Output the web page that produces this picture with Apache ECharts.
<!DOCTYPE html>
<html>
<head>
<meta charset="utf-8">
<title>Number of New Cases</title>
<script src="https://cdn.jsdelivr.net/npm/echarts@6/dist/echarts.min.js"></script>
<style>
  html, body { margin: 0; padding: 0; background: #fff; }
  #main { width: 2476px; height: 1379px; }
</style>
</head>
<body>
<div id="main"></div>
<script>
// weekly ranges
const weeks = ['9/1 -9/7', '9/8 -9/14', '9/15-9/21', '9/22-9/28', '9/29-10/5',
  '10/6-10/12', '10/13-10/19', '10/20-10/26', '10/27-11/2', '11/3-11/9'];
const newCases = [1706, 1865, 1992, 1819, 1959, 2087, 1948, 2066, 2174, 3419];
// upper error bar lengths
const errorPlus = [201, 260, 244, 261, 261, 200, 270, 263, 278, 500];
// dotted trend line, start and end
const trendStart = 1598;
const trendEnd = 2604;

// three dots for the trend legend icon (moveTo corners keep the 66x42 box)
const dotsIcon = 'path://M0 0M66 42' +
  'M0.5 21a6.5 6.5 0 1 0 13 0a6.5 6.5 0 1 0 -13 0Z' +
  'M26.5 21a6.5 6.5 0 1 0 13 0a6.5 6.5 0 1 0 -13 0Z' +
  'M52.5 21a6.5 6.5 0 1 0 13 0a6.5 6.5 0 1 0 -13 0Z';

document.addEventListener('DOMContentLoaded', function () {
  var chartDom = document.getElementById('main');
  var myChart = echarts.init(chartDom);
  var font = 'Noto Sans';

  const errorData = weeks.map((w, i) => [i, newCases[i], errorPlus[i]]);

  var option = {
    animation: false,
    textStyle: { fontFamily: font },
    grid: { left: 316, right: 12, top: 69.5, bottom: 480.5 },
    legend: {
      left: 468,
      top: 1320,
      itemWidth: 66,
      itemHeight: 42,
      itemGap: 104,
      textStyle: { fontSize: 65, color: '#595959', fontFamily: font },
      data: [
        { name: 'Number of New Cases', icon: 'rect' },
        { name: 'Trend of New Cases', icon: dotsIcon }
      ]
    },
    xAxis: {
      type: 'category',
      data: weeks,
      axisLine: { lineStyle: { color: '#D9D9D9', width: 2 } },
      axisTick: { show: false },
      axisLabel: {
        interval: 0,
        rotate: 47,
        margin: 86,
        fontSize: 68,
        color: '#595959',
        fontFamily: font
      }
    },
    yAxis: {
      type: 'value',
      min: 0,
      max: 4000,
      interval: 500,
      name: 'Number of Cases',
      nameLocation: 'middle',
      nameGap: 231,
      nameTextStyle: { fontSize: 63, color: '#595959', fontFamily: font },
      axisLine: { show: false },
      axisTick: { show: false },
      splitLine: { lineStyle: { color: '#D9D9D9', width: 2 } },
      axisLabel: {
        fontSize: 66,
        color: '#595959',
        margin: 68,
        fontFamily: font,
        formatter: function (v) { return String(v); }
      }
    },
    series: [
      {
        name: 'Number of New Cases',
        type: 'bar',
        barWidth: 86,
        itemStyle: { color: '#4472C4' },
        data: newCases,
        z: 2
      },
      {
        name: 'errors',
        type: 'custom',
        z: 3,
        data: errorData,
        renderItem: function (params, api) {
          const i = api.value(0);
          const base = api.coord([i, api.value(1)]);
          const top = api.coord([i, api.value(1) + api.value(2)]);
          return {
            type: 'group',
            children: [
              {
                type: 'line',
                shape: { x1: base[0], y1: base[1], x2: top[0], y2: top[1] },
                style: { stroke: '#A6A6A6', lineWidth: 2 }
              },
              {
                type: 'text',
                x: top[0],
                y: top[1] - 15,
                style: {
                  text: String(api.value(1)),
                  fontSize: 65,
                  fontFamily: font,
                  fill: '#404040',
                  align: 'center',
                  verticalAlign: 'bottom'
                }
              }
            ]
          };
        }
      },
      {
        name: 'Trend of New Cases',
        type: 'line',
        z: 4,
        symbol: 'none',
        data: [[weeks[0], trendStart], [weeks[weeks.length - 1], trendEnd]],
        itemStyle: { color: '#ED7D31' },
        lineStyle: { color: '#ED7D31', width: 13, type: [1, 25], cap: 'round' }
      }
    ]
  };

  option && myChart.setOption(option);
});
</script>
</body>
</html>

→ **EXERCISE GOAL**:
Only the lines from the first line of the material above through the line that contains "const errorData = weeks.map((w, i)" should be quoted, each one exactly.

→ **FINISHED ANSWER**:
Output the web page that produces this picture with Apache ECharts.
<!DOCTYPE html>
<html>
<head>
<meta charset="utf-8">
<title>Number of New Cases</title>
<script src="https://cdn.jsdelivr.net/npm/echarts@6/dist/echarts.min.js"></script>
<style>
  html, body { margin: 0; padding: 0; background: #fff; }
  #main { width: 2476px; height: 1379px; }
</style>
</head>
<body>
<div id="main"></div>
<script>
// weekly ranges
const weeks = ['9/1 -9/7', '9/8 -9/14', '9/15-9/21', '9/22-9/28', '9/29-10/5',
  '10/6-10/12', '10/13-10/19', '10/20-10/26', '10/27-11/2', '11/3-11/9'];
const newCases = [1706, 1865, 1992, 1819, 1959, 2087, 1948, 2066, 2174, 3419];
// upper error bar lengths
const errorPlus = [201, 260, 244, 261, 261, 200, 270, 263, 278, 500];
// dotted trend line, start and end
const trendStart = 1598;
const trendEnd = 2604;

// three dots for the trend legend icon (moveTo corners keep the 66x42 box)
const dotsIcon = 'path://M0 0M66 42' +
  'M0.5 21a6.5 6.5 0 1 0 13 0a6.5 6.5 0 1 0 -13 0Z' +
  'M26.5 21a6.5 6.5 0 1 0 13 0a6.5 6.5 0 1 0 -13 0Z' +
  'M52.5 21a6.5 6.5 0 1 0 13 0a6.5 6.5 0 1 0 -13 0Z';

document.addEventListener('DOMContentLoaded', function () {
  var chartDom = document.getElementById('main');
  var myChart = echarts.init(chartDom);
  var font = 'Noto Sans';

  const errorData = weeks.map((w, i) => [i, newCases[i], errorPlus[i]]);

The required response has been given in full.